Batch and match: black-box variational inference with a score-based divergence
This work addresses convergence issues in variational inference for practitioners, though it is incremental as it builds on existing BBVI methods.
The authors tackled slow convergence in black-box variational inference by proposing batch and match (BaM), a method based on a score-based divergence, which converges in fewer gradient evaluations than existing ELBO-based approaches, sometimes significantly fewer.

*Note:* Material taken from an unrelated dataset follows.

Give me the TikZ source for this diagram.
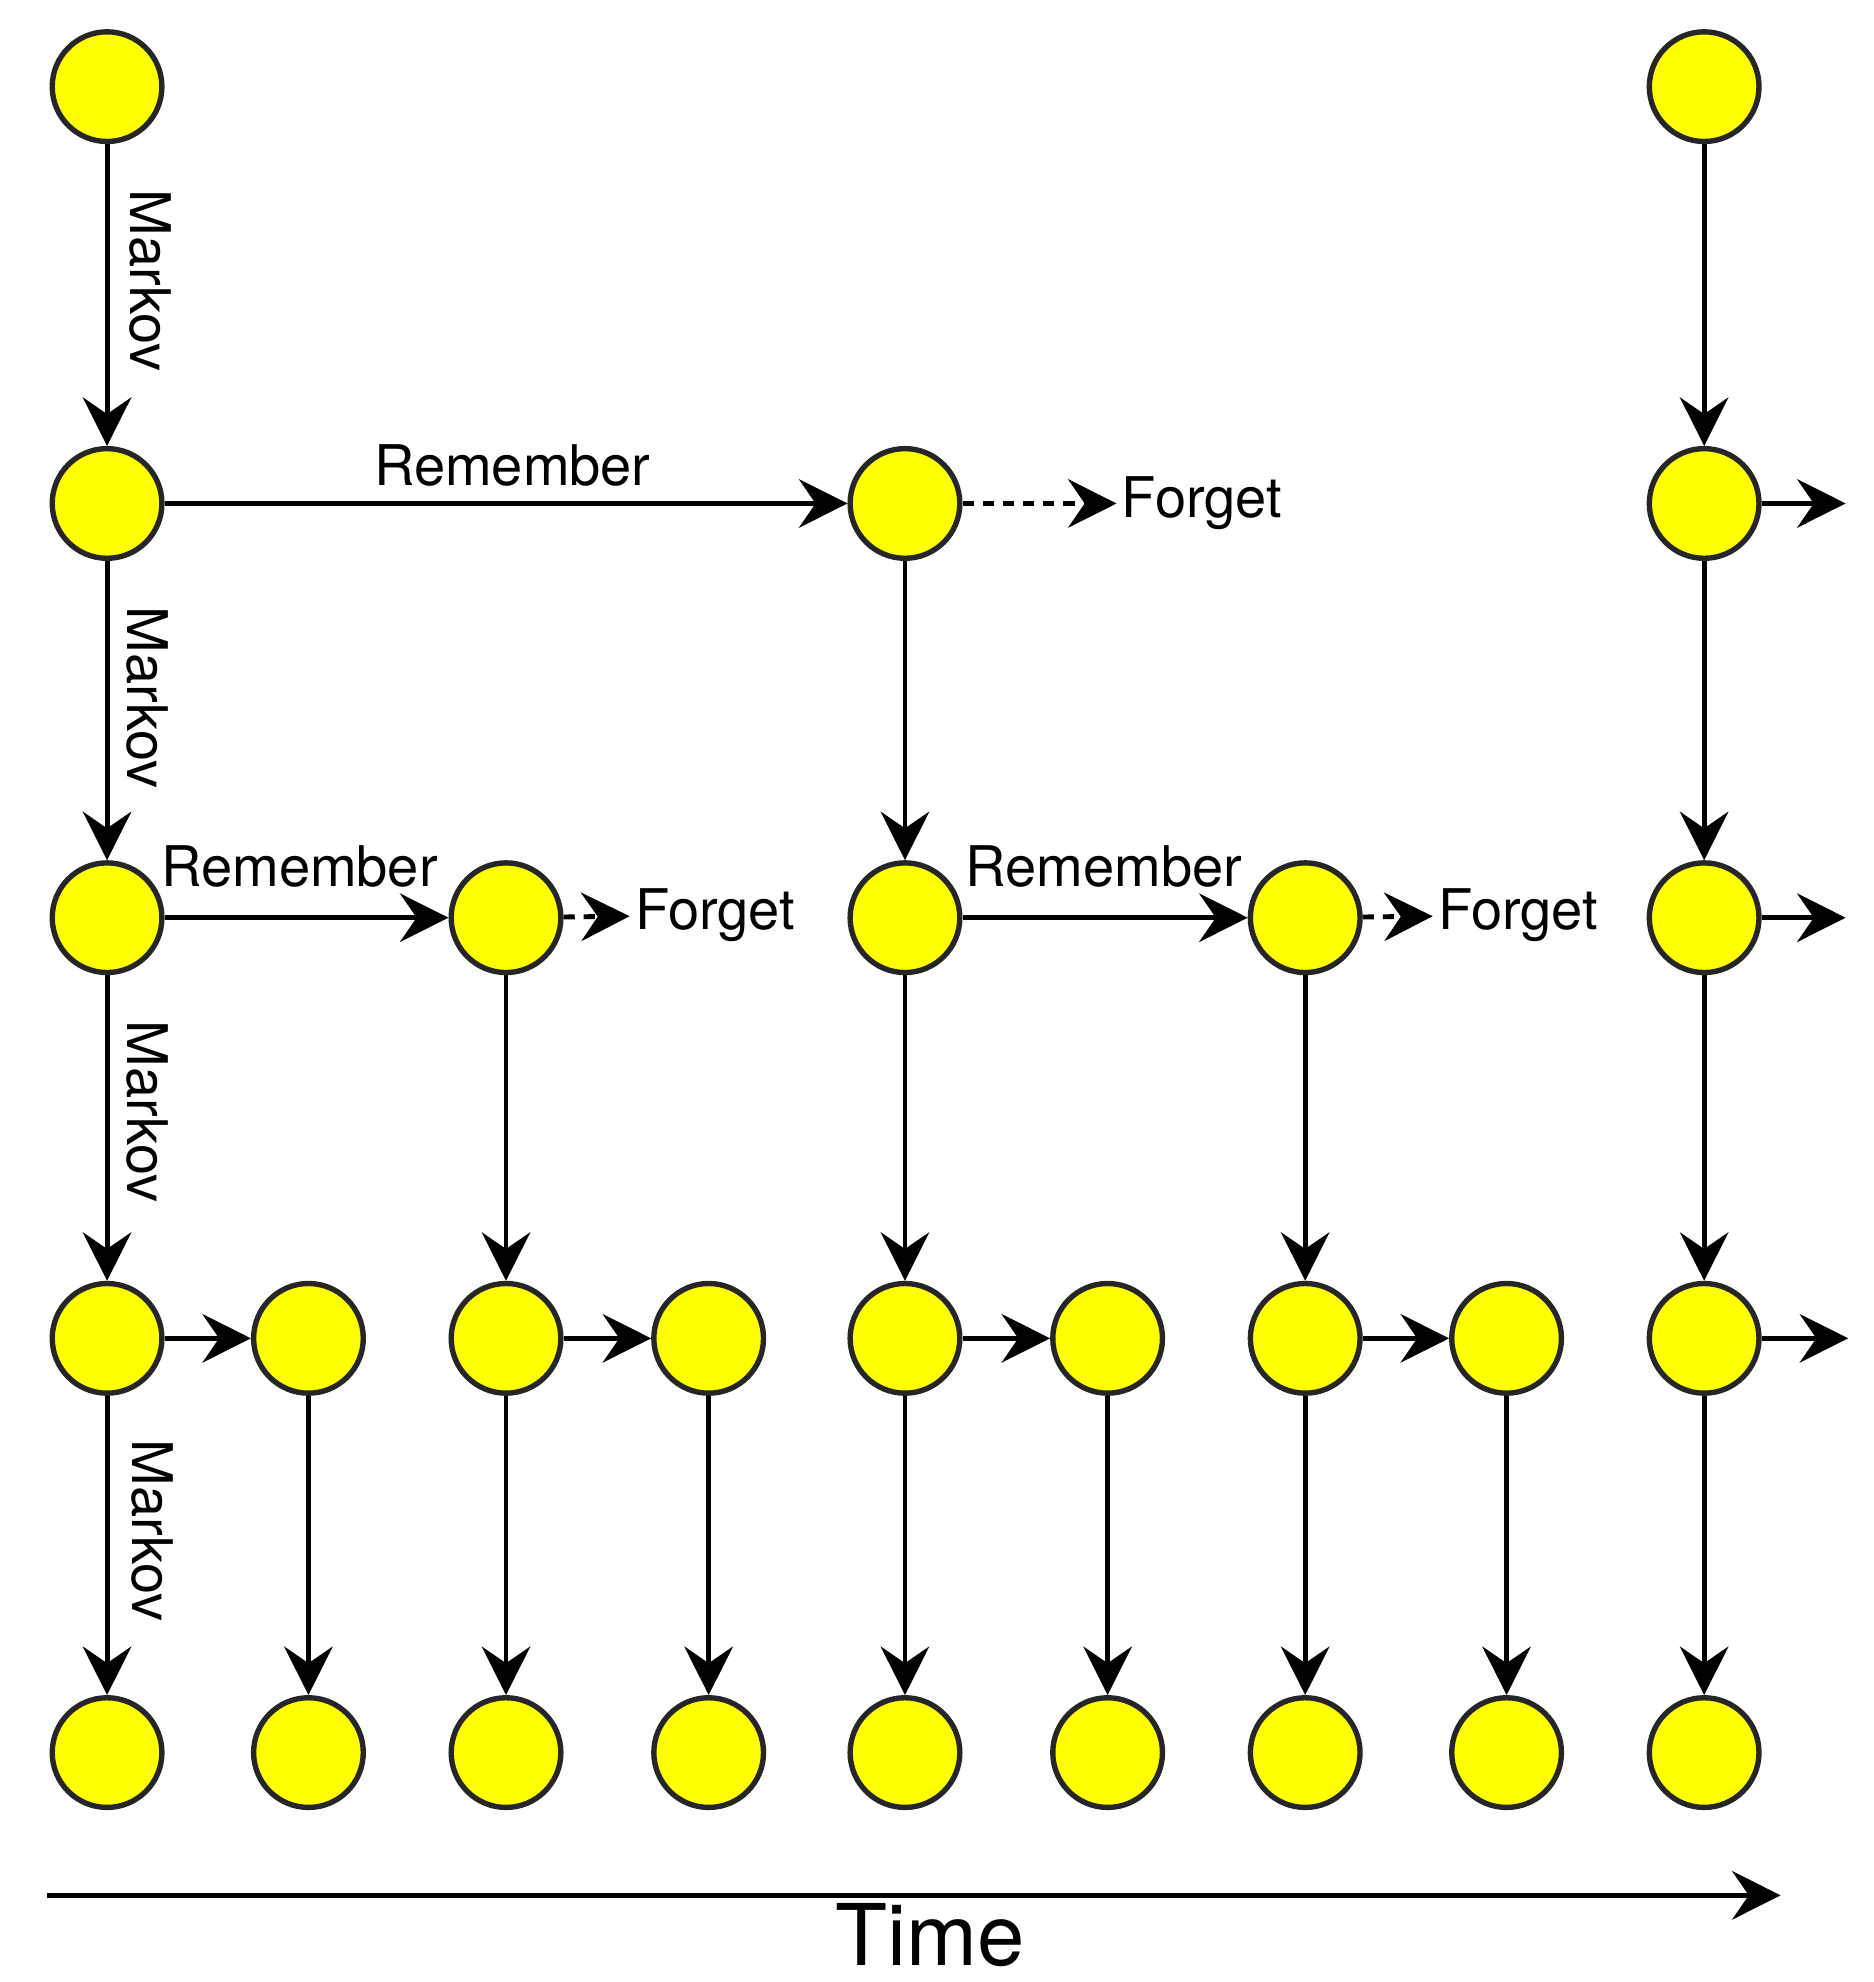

Most leading implementations of black-box variational inference (BBVI) are based on optimizing a stochastic evidence lower bound (ELBO). But such approaches to BBVI often converge slowly due to the high variance of their gradient estimates and their sensitivity to hyperparameters. In this work, we propose batch and match (BaM), an alternative approach to BBVI based on a score-based divergence. Notably, this score-based divergence can be optimized by a closed-form proximal update for Gaussian variational families with full covariance matrices. We analyze the convergence of BaM when the target distribution is Gaussian, and we prove that in the limit of infinite batch size the variational parameter updates converge exponentially quickly to the target mean and covariance. We also evaluate the performance of BaM on Gaussian and non-Gaussian target distributions that arise from posterior inference in hierarchical and deep generative models. In these experiments, we find that BaM typically converges in fewer (and sometimes significantly fewer) gradient evaluations than leading implementations of BBVI based on ELBO maximization.